Google is not the only one working on driverless cars, even though their research is making the most headlines. Last week, German researchers gave reporters a demonstration of their secretive, self-driving vehicle in Berlin. Much like Google’s approach, the German team is using a 360-degree roof-mounted scanner to identify the vehicle’s surroundings.
Researchers from Free University in Berlin have been working on their prototype, a heavily-modified Volkswagen Passat, for four years. They say that the laser scanner, combined with a GPS system and other sensors, can monitor traffic, sense pedestrians, buildings and other objects from up to 70 meters away, and detect traffic signals with a reaction time that is markedly faster that that of a human.
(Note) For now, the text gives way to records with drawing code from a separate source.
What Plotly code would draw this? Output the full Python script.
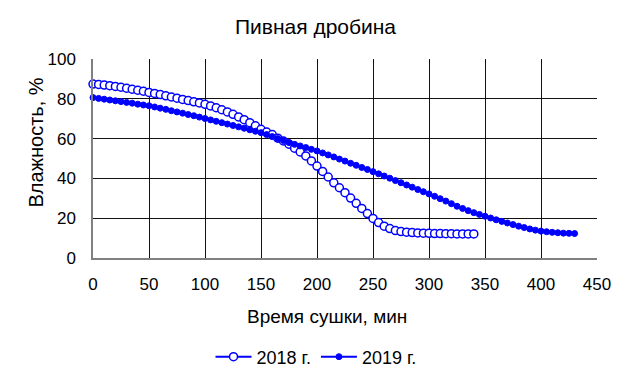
import plotly.graph_objects as go

time_2018 = list(range(0, 345, 5))
moist_2018 = [87.4, 87.2, 86.9, 86.6, 86.2, 85.8, 85.3, 84.8, 84.3, 83.8,
              83.2, 82.7, 82.1, 81.5, 80.9, 80.3, 79.7, 79.1, 78.5, 77.9,
              77.2, 76.4, 75.5, 74.5, 73.4, 72.2, 70.9, 69.5, 68.0, 66.4,
              64.7, 63.3, 62.0, 60.2, 58.8, 57.2, 55.2, 53.3, 51.3, 48.8,
              46.2, 43.5, 40.7, 37.8, 35.3, 32.8, 30.1, 27.5, 24.9, 22.3,
              19.9, 17.8, 16.0, 14.8, 13.8, 13.3, 13.0, 12.8, 12.6, 12.5,
              12.4, 12.3, 12.3, 12.2, 12.2, 12.1, 12.1, 12.1, 12.1]

time_2019 = list(range(0, 435, 5))
moist_2019 = [80.6, 80.2, 79.8, 79.4, 79.0, 78.6, 78.2, 77.8, 77.3, 76.9,
              76.5, 75.9, 75.3, 74.7, 74.0, 73.4, 72.8, 72.1, 71.5, 70.8,
              70.1, 69.4, 68.7, 68.0, 67.3, 66.6, 65.9, 65.2, 64.4, 63.7,
              63.0, 62.0, 61.0, 60.0, 59.0, 58.0, 57.1, 56.3, 55.5, 54.6,
              53.8, 52.8, 51.8, 50.8, 49.7, 48.7, 47.6, 46.6, 45.5, 44.5,
              43.4, 42.3, 41.2, 40.1, 38.9, 37.8, 36.7, 35.6, 34.4, 33.3,
              32.2, 31.0, 29.8, 28.6, 27.3, 26.0, 24.9, 23.8, 22.8, 21.9,
              21.0, 20.1, 19.2, 18.4, 17.6, 16.8, 16.0, 15.3, 14.6, 14.0,
              13.5, 13.2, 12.9, 12.7, 12.5, 12.4, 12.3]

x_ticks = [0, 50, 100, 150, 200, 250, 300, 350, 400, 450]
y_ticks = [0, 20, 40, 60, 80, 100]

title_text = "Пивная дробина"
x_title = "Время сушки, мин"
y_title = "Влажность, %"

BLUE = "#0000FF"
FONT = "Liberation Sans, Arial, sans-serif"

# the page body has an 8px default margin, so layout is shifted by -8px
OFF = 8
PL, PR, PT, PB = 93 - OFF, 597 - OFF, 59 - OFF, 258 - OFF
PW, PH = PR - PL, PB - PT

fig = go.Figure()
fig.add_trace(go.Scatter(
    x=time_2018, y=moist_2018, name="2018 г.", mode="lines+markers",
    line=dict(color=BLUE, width=2),
    marker=dict(symbol="circle", size=8, color="white",
                line=dict(color=BLUE, width=1.5)),
    cliponaxis=False,
))
fig.add_trace(go.Scatter(
    x=time_2019, y=moist_2019, name="2019 г.", mode="lines+markers",
    line=dict(color=BLUE, width=2),
    marker=dict(symbol="circle", size=6, color=BLUE,
                line=dict(color=BLUE, width=1)),
    cliponaxis=False,
))

fig.update_layout(
    template="none",
    width=631, height=378,
    margin=dict(l=PL, r=631 - PR, t=PT, b=378 - PB, autoexpand=False),
    paper_bgcolor="white", plot_bgcolor="white",
    font=dict(family=FONT, size=17, color="black"),
    title=dict(text=title_text, x=(315.5 - OFF) / 631, xref="container",
               xanchor="center",
               y=1 - (27 - OFF) / 378, yref="container", yanchor="middle",
               font=dict(size=21)),
    showlegend=True,
    legend=dict(orientation="h", x=(316 - 93) / 504, xanchor="center",
                y=(258 - 357) / 199, yanchor="middle",
                font=dict(size=18), itemwidth=36, tracegroupgap=0,
                bgcolor="rgba(0,0,0,0)"),
    xaxis=dict(
        range=[0, 450], tickvals=x_ticks, showgrid=True,
        gridcolor="#111111", gridwidth=1, showline=True,
        linecolor="#808080", linewidth=1.5, mirror=False, zeroline=False,
        tickfont=dict(size=17), ticks="outside", ticklen=10,
        tickcolor="rgba(0,0,0,0)", automargin=False,
    ),
    yaxis=dict(
        range=[0, 100], tickvals=y_ticks, showgrid=True,
        gridcolor="#111111", gridwidth=1, showline=True,
        linecolor="#808080", linewidth=1.5, zeroline=False,
        tickfont=dict(size=17), ticks="outside", ticklen=12,
        tickcolor="rgba(0,0,0,0)", automargin=False,
    ),
    annotations=[
        dict(text=x_title, xref="paper", yref="paper",
             x=(327 - 93) / 504, y=(258 - 316) / 199,
             xanchor="center", yanchor="middle", showarrow=False,
             font=dict(size=19)),
        dict(text=y_title, xref="paper", yref="paper", textangle=-90,
             x=(35 - 93) / 504, y=(258 - 142.5) / 199,
             xanchor="center", yanchor="middle", showarrow=False,
             font=dict(size=20)),
    ],
)

fig.write_html("out.html")
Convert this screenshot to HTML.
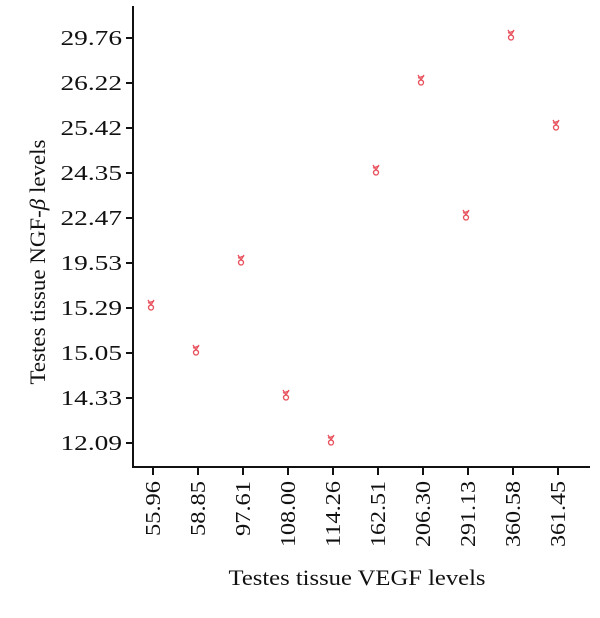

“There’s a big trend for completely computer-controlled cars – many companies and research centers in several countries are working on it, and it is hard to say who’s got the most-developed vehicle at the moment,” Ferdinand Dudenhoeffer, an automotive economics professor at the University of Duisburg-Essen, told the AP. “Even today’s cars are often partially computer-controlled, for example when it comes to parking or emergency brakes.”
Dudehoeffer predicts that self-driving cars could be ready for production within the next decade. However, they will likely be expensive, so people who are shopping for cars with an auto loan may want to put their dreams aside for the time being and stick with something a bit more traditional.